In some countries the State has been able to obtain foreign loans and thereby contribute liquidity to banks with problems. Meanwhile, these countries have made their own efforts to implement confidence-enhancing measures that would stabilise the situation.

Other countries have been obliged to turn to the international community, headed by the International Monetary Fund, for assistance with foreign liquidity. Private banks have also been engaged, as one might expect considering that they are the banks which have exposures in these countries. In return, the countries have been required to take measures so that confidence can be restored. In other words, the underlying problems must be tackled. By itself, liquidity support does not suffice.

The required measures include the orderly winding up of insolvent banks, a clearer account of the problems, a reduction of current-account deficits, a consolidation of government finances so that expenditures for restoring the financial sector can be covered, and a construction of monetary policy that guards against the risk of the country been suddenly hit by massive currency outflows. In such a situation one cannot expected the necessary adjustment to be painless or free from difficult decisions.

Attempts by a country to isolate itself from the international exchange of financial services would probably lead in time to effects on growth and prosperity that are just as disastrous as protectionist measures in other fields. A country that chooses to impose controls for a time would find it hard to re-enter the international credit market once the crisis had subsided. Currency restrictions of the type we have seen some examples of recently therefore lead the country that introduces them into a dead-end.

When problems of this type arise in one country, the effects are liable to spread to other countries. Recently we have seen a global increase in various asset risk premia as a consequence of the turbulence in Asia and the problems in Russia. This has affected countries that geographically are a long way away from the countries in question. A part of the adjustment of risk premia probably represents a normalisation. It is not to be expected that stock markets around the world can generate capital gains year after year that deviate from the long-term development of corporate profits. Neither is it unreasonable that the terms on which countries borrow should become more differentiated than before to reflect the various risks involved. But adjustments of this type are seldom smooth. Exaggerations in one direction sometimes give way to excesses in the opposite direction. The so-called flight to quality that occurs in connection with financial turbulence in parts of the world is a sign that investors want a rapid reduction of portfolio risks. This leads to increases in risk premia.

One way of adjusting portfolio risk is to sell shares and buy treasury paper. That is why financial turbulence often has a negative effect on shares prices, accompanied by a downward movement in long-term—and sometimes even short-term—interest rates. Moreover, in a particular country, even if its economic fundamentals look good, such a situation can give rise to downward pressure on both the exchange rate and share prices at the same time as interest rates rise. That suggests that certain investors are reducing all types of holding in the country in question, which is a signal to the country's decision-makers that more must be done to enhance general economic policy's credibility.

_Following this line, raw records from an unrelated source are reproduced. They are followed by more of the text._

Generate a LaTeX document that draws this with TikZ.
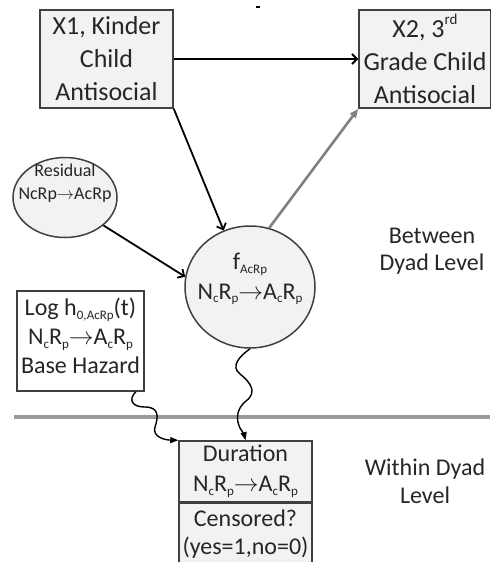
\documentclass[tikz,border=0pt]{standalone}
\usepackage{fontspec}
\setmainfont{Carlito}
\usetikzlibrary{arrows.meta, positioning, shapes.geometric}

\definecolor{boxfill}{HTML}{F2F2F2}
\definecolor{boxline}{HTML}{404040}
\definecolor{inktext}{HTML}{262626}
\definecolor{midgray}{HTML}{808080}
\definecolor{rulegray}{HTML}{9A9A9A}

\newcommand{\boxfont}{\fontsize{26}{33}\selectfont}
\newcommand{\labfont}{\fontsize{24}{29}\selectfont}
\newcommand{\resfont}{\fontsize{18}{23}\selectfont}
\newcommand{\lowsub}[1]{\raisebox{-0.15em}{\fontsize{13}{13}\selectfont #1}}
\newcommand{\highsup}[1]{\raisebox{0.5em}{\fontsize{15}{15}\selectfont #1}}
\newcommand{\ncrp}{N\lowsub{c}R\lowsub{p}$\rightarrow$A\lowsub{c}R\lowsub{p}}

\begin{document}
\begin{tikzpicture}[x=1pt, y=-1pt, line width=1.5pt,
    varbox/.style={draw=boxline, fill=boxfill, rectangle, inner sep=0pt, align=center, text=inktext},
    latent/.style={draw=boxline, fill=boxfill, ellipse, inner sep=0pt},
    txt/.style={align=center, text=inktext, inner sep=0pt},
    link/.style={draw=black, line width=1.8pt, -{Straight Barb[length=5pt, width=10pt]}},
    graylink/.style={draw=midgray, line width=2.6pt, -{Triangle[length=9pt, width=7pt]}},
    wavy/.style={draw=black, line width=1.4pt, -{Triangle[length=8pt, width=6pt]}}]
    \useasboundingbox (0,0) rectangle (490,562);

    % small mark at the top
    \draw[color=black, line width=2pt] (256,7) -- (260,7);

    % draw level divider
    \draw[color=rulegray, line width=3.5pt] (14,417) -- (490,417);

    % draw observed boxes
    \node[varbox, minimum width=133pt, minimum height=98pt, font=\boxfont] (x1) at (106.5,59) {X1, Kinder\\Child\\Antisocial};
    \node[varbox, minimum width=132pt, minimum height=98pt, font=\boxfont] (x2) at (425,59) {X2, 3\highsup{rd}\\Grade Child\\Antisocial};

    % draw latent ellipses
    \node[latent, minimum width=104pt, minimum height=80pt] (res) at (65,197.5) {};
    \node[txt, font=\resfont] (restext) at (65,183) {Residual\\NcRp$\rightarrow$AcRp};
    \node[latent, minimum width=130pt, minimum height=122pt] (f) at (250,287) {};
    \node[txt, font=\fontsize{24}{29.5}\selectfont] (ftext) at (250,279) {f\lowsub{AcRp}\\\ncrp};

    % draw base hazard box
    \node[varbox, fill=white, minimum width=127pt, minimum height=100pt] (log) at (80.5,341) {};
    \node[txt, font=\labfont] (logtext) at (80.5,336) {Log h\lowsub{0,AcRp}(t)\\\ncrp\\Base Hazard};

    % draw duration boxes
    \node[varbox, minimum width=133pt, minimum height=61pt, font=\fontsize{24}{30}\selectfont] (dur) at (245.5,471.5) {Duration\\\ncrp};
    \node[varbox, minimum width=133pt, minimum height=61pt, font=\fontsize{24}{28.5}\selectfont, below=0pt of dur] (cens) {Censored?\\(yes=1,no=0)};

    % draw level labels
    \node[txt, font=\fontsize{24}{27}\selectfont] (between) at (432,251.5) {Between\\Dyad Level};
    \node[txt, font=\fontsize{24}{28}\selectfont] (within) at (425,481) {Within Dyad\\Level};

    % draw paths
    \draw[link] (x1) -- (x2);
    \draw[link] (x1.south east) -- (f.115);
    \draw[link] (res.324) -- (f.171);
    \draw[graylink] (f.72) -- (x2.south west);

    % draw wavy links
    \draw[wavy] ([xshift=-9pt]log.south east) .. controls (128,400) and (132,407) .. (145,407) .. controls (160,407) and (158,418) .. (155,427) .. controls (152,437) and (165,440) .. (dur.north west);
    \draw[wavy] (f.south) .. controls (240,356) and (230,366) .. (240,374) .. controls (250,382) and (258,392) .. (246,401) .. controls (236,409) and (236,420) .. (240,428) .. controls (244,434) .. (dur.north);
\end{tikzpicture}
\end{document}
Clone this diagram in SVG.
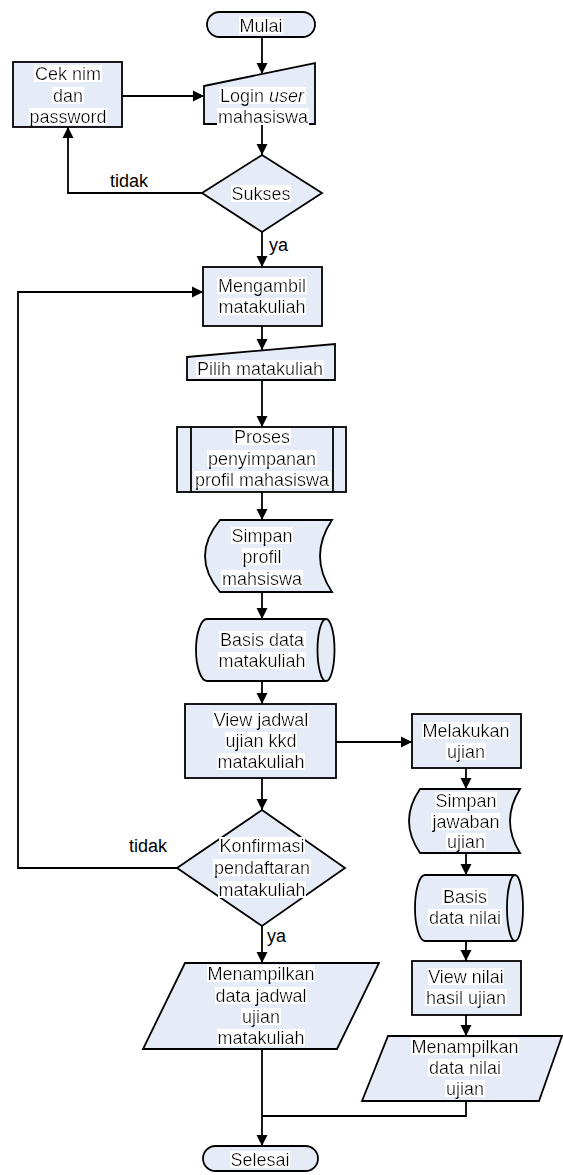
<svg xmlns="http://www.w3.org/2000/svg" width="563" height="1175" viewBox="0 0 563 1175">
<style>
.s{fill:#e6ecf7;stroke:#000;stroke-width:1.8;stroke-linejoin:miter}
.i{fill:none;stroke:#000;stroke-width:1.8}
.t{font-family:"Liberation Sans",Arial,sans-serif;font-size:18px;text-anchor:middle;fill:#000;filter:url(#hl)}
.l{font-family:"Liberation Sans",Arial,sans-serif;font-size:18px;fill:#000}
.c{fill:none;stroke:#000;stroke-width:1.8}
.a{marker-end:url(#ah)}
</style>
<defs>
<marker id="ah" markerUnits="userSpaceOnUse" markerWidth="12" markerHeight="12" refX="11" refY="6" orient="auto">
<path d="M0,0.5 L11,6 L0,11.5 z" fill="#000"/>
</marker>
<filter id="hl" x="0" y="0" width="1" height="1" primitiveUnits="objectBoundingBox">
<feFlood flood-color="#ffffff" x="0" y="0.08" width="1" height="0.8" result="f"/>
<feComposite in="SourceGraphic" in2="f" operator="over"/>
</filter>
</defs>

<g id="connectors">
<path class="c a" d="M262,37 V74"/>
<path class="c a" d="M122,96 H204"/>
<path class="c a" d="M262,124 V155"/>
<path class="c a" d="M202,193 H68 V127"/>
<path class="c a" d="M262,232 V267"/>
<path class="c a" d="M177,868 H18 V292 H203"/>
<path class="c a" d="M262,326 V350"/>
<path class="c a" d="M262,380 V427"/>
<path class="c a" d="M262,492 V520"/>
<path class="c a" d="M262,592 V619"/>
<path class="c a" d="M262,681 V704"/>
<path class="c a" d="M336,742 H412"/>
<path class="c a" d="M262,778 V810"/>
<path class="c a" d="M262,926 V963"/>
<path class="c a" d="M262,1049 V1146"/>
<path class="c a" d="M466,768 V789"/>
<path class="c a" d="M466,853 V875"/>
<path class="c a" d="M466,941 V961"/>
<path class="c a" d="M466,1015 V1036"/>
<path class="c" d="M466,1101 V1116 H262"/>
<text class="l" x="110" y="187">tidak</text>
<text class="l" x="269" y="251">ya</text>
<text class="l" x="129" y="852">tidak</text>
<text class="l" x="267" y="942">ya</text>
</g>

<g id="mulai">
<rect class="s" x="207" y="12" width="108" height="25" rx="12.5"/>
<text class="t" x="261" y="31.5">Mulai</text>
</g>

<g id="login">
<path class="s" d="M204,86 L315,63 L315,124 L204,124 Z"/>
<text class="t" x="262" y="102">Login <tspan font-style="italic">user</tspan></text>
<text class="t" x="263" y="123">mahasiswa</text>
</g>

<g id="ceknim">
<rect class="s" x="13" y="62" width="109" height="65"/>
<text class="t" x="68" y="80">Cek nim</text>
<text class="t" x="68" y="102">dan</text>
<text class="t" x="68" y="123">password</text>
</g>

<g id="sukses">
<path class="s" d="M262,155 L322,193 L262,232 L202,193 Z"/>
<text class="t" x="261" y="200">Sukses</text>
</g>

<g id="mengambil">
<rect class="s" x="203" y="267" width="119" height="59"/>
<text class="t" x="262" y="292">Mengambil</text>
<text class="t" x="262" y="313">matakuliah</text>
</g>

<g id="pilih">
<path class="s" d="M187,357 L335,344 L335,380 L187,380 Z"/>
<text class="t" x="260" y="375">Pilih matakuliah</text>
</g>

<g id="proses">
<rect class="s" x="177" y="427" width="169" height="65"/>
<path class="i" d="M191,427 V492 M333,427 V492"/>
<text class="t" x="262" y="443">Proses</text>
<text class="t" x="262" y="465">penyimpanan</text>
<text class="t" x="262" y="486">profil mahasiswa</text>
</g>

<g id="simpanprofil">
<path class="s" d="M220,520 L332,520 Q308,556 332,592 L220,592 Q190,556 220,520 Z"/>
<text class="t" x="262" y="542">Simpan</text>
<text class="t" x="262" y="563">profil</text>
<text class="t" x="262" y="585">mahsiswa</text>
</g>

<g id="basismk">
<path class="s" d="M207,619 L326,619 A8.5,31 0 0 1 326,681 L207,681 A11,31 0 0 1 207,619 Z"/>
<path class="i" d="M326,619 A8.5,31 0 0 0 326,681"/>
<text class="t" x="262" y="646">Basis data</text>
<text class="t" x="262" y="667">matakuliah</text>
</g>

<g id="viewjadwal">
<rect class="s" x="185" y="704" width="151" height="74"/>
<text class="t" x="261" y="726">View jadwal</text>
<text class="t" x="261" y="747">ujian kkd</text>
<text class="t" x="261" y="768">matakuliah</text>
</g>

<g id="konfirmasi">
<path class="s" d="M262,810 L345,868 L262,926 L177,868 Z"/>
<text class="t" x="262" y="852">Konfirmasi</text>
<text class="t" x="262" y="874">pendaftaran</text>
<text class="t" x="262" y="896">matakuliah</text>
</g>

<g id="tampiljadwal">
<path class="s" d="M185,963 L379,963 L337,1049 L143,1049 Z"/>
<text class="t" x="261" y="980">Menampilkan</text>
<text class="t" x="261" y="1002">data jadwal</text>
<text class="t" x="261" y="1023">ujian</text>
<text class="t" x="261" y="1044">matakuliah</text>
</g>

<g id="selesai">
<rect class="s" x="203" y="1146" width="115" height="25" rx="12.5"/>
<text class="t" x="260" y="1166">Selesai</text>
</g>

<g id="melakukan">
<rect class="s" x="412" y="714" width="109" height="54"/>
<text class="t" x="466" y="737">Melakukan</text>
<text class="t" x="466" y="758">ujian</text>
</g>

<g id="simpanjawaban">
<path class="s" d="M420,789 L520,789 Q500,821 520,853 L420,853 Q398,821 420,789 Z"/>
<text class="t" x="466" y="807">Simpan</text>
<text class="t" x="466" y="828">jawaban</text>
<text class="t" x="466" y="848">ujian</text>
</g>

<g id="basisnilai">
<path class="s" d="M425,875 L515,875 A8,33 0 0 1 515,941 L425,941 A10,33 0 0 1 425,875 Z"/>
<path class="i" d="M515,875 A8,33 0 0 0 515,941"/>
<text class="t" x="465" y="903">Basis</text>
<text class="t" x="465" y="924">data nilai</text>
</g>

<g id="viewnilai">
<rect class="s" x="412" y="961" width="109" height="54"/>
<text class="t" x="466" y="983">View nilai</text>
<text class="t" x="466" y="1004">hasil ujian</text>
</g>

<g id="tampilnilai">
<path class="s" d="M388,1036 L562,1036 L539,1101 L362,1101 Z"/>
<text class="t" x="465" y="1053">Menampilkan</text>
<text class="t" x="465" y="1074">data nilai</text>
<text class="t" x="465" y="1095">ujian</text>
</g>
</svg>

High standard of discipline throughout economic policy

While it is obviously important to discuss how a financial crisis, if it occurs, should be managed, it is at least as important to minimise the risks of a crisis ever materialising. This applies in particular when the financial system is undergoing rapid developments. The transformation in Europe in the coming years must therefore be followed closely.
One key factor is economic policy in general. An economy characterised by low, stable inflation, sound government finances and good economic policy credibility also provides a generally stable economic environment. This in turn promotes a sound development of the financial domain.

By itself, however, this is not enough. Another highly important matter is the appropriate government supervision of the financial sector. Even central banks that are not directly engaged in this supervision must monitor tendencies in the financial field in order to fulfil their primary tasks of ensuring price stability and financial system stability. There are several reasons for this.

Monetary policy is implemented through the financial system's agents. The banks' ability to transmit monetary policy effectively may be jeopardised if they have problems. The central role of the banks in the payment system—as the channel for payments of every type—makes it important that the banks are financially healthy and operate efficiently and reliably. Otherwise the traffic in payments is liable to be disturbed. If the problems become so great as to constitute systemic risk, it is incumbent on the central bank to consider support for liquidity. Moreover, in that central banks provide settlement systems for large-value payments, they also have a direct, operative function in the payment system. All inter-bank payments are channelled through the settlement system, which is thus the hub of the entire payment system.

In Sweden the Riksbank now regularly publishes a Financial Market Report, in which we present our appraisal of the financial system's development and stability. The Report is thus a way of monitoring one of our primary functions—the promotion of a safe and efficient payment system. There are some parallels here with the Inflation Report, which we publish regularly as part of the work on our other primary function—safeguarding a stable value of money.
The rapid pace of financial developments, particularly in the international payment system, also calls for extensive international cooperation. The issue of financial system stability will be up for detailed discussion in various fora in connection with the coming annual meetings of the World Bank and the International Monetary Fund. The central banks also cooperate on matters of this type in the framework of the Bank for International Settlements in Basle, Switzerland, where representatives of central banks throughout the world meet regularly once a month.

Conclusion

To sum up, the financial system is undergoing a rapid transformation and development. The middle of the 19th century is commonly associated with the industrial revolution. Perhaps future historians will see the late 20th century as the era of the financial revolution. Europe's move towards a single currency will accelerate the trend.
The transformation and development of the financial system will ultimately contribute to future prosperity. But experience has taught us that it is a development which needs to be monitored very closely and presupposes a high degree of discipline in economic policy. It requires a great deal from decision-makers in the political system and the supervisory authorities, as well as from those of us who work in central banks.

Developments in the financial field are creating large opportunities. But it is also important to bear in mind that major, far-reaching changes normally entail risks. In view of these risks, every agent in the financial system needs to act wisely and discerningly. Only in this way can the full benefits be drawn from the opportunities that financial developments are providing.